**Written request**: Work out how many lines hold the string "matplotlib". Give that number and nothing more.

**Given data**:
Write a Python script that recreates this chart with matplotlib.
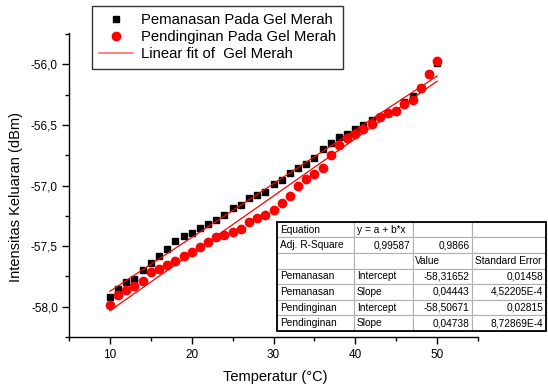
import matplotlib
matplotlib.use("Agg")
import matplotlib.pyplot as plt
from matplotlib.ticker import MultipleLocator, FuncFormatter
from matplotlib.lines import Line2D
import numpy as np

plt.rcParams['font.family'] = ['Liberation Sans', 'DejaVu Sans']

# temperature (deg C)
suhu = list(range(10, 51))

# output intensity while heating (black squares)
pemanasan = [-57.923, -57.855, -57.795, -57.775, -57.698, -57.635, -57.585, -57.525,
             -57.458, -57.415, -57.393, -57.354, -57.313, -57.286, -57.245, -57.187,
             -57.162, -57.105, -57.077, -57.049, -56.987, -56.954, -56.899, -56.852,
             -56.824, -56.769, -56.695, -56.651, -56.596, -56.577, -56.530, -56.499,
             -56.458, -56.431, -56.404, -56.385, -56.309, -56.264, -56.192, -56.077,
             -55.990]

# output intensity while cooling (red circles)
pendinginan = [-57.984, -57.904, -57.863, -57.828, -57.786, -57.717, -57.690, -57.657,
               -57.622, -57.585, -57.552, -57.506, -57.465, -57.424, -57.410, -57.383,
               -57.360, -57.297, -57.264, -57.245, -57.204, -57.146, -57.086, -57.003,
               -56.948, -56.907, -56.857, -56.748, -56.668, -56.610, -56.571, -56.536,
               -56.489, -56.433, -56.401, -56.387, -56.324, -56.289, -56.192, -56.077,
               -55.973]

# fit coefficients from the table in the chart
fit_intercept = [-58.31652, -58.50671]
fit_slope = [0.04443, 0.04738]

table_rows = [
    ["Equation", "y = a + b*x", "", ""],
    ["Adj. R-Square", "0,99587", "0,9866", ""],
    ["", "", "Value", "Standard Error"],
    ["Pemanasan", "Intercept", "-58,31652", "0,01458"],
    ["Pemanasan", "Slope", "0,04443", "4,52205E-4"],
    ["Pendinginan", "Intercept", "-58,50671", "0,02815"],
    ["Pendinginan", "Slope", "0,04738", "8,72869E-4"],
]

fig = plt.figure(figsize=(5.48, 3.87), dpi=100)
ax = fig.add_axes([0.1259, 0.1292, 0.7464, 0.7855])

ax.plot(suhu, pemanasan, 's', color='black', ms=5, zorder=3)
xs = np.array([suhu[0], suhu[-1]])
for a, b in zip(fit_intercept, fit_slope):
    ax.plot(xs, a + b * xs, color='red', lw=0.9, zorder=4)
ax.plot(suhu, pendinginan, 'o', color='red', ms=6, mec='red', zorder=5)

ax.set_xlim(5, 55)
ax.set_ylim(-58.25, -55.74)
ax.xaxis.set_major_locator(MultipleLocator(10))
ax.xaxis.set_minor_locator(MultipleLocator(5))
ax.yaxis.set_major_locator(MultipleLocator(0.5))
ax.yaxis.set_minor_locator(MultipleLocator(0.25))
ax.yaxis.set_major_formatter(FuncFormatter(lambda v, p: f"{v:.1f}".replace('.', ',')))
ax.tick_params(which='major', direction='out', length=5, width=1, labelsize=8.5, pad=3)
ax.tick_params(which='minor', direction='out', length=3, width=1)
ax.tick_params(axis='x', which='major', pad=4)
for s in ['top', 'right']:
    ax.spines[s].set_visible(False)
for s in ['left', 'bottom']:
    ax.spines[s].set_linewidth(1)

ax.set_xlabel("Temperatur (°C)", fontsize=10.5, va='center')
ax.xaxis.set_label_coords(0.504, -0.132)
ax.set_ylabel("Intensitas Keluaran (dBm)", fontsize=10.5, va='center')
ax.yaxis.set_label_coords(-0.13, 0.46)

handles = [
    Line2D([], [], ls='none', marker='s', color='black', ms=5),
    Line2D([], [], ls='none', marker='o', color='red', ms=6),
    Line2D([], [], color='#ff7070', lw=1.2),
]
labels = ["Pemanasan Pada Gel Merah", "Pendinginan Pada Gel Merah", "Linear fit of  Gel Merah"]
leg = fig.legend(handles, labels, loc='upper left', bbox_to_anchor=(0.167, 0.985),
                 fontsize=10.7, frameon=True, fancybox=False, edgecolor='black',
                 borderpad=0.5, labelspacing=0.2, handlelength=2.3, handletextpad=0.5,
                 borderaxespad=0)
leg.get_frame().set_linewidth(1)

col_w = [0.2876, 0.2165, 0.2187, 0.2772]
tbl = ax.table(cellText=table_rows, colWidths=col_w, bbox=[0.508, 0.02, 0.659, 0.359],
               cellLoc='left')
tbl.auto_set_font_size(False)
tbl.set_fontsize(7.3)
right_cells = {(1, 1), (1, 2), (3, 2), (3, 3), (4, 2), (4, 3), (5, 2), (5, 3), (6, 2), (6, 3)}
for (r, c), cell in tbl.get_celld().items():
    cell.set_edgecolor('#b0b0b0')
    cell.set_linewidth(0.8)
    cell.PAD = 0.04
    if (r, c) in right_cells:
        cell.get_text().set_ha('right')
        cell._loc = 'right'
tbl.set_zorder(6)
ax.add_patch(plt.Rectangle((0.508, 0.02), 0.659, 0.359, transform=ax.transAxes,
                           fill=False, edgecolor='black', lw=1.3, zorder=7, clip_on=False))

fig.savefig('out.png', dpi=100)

**Result of the exercise**: 6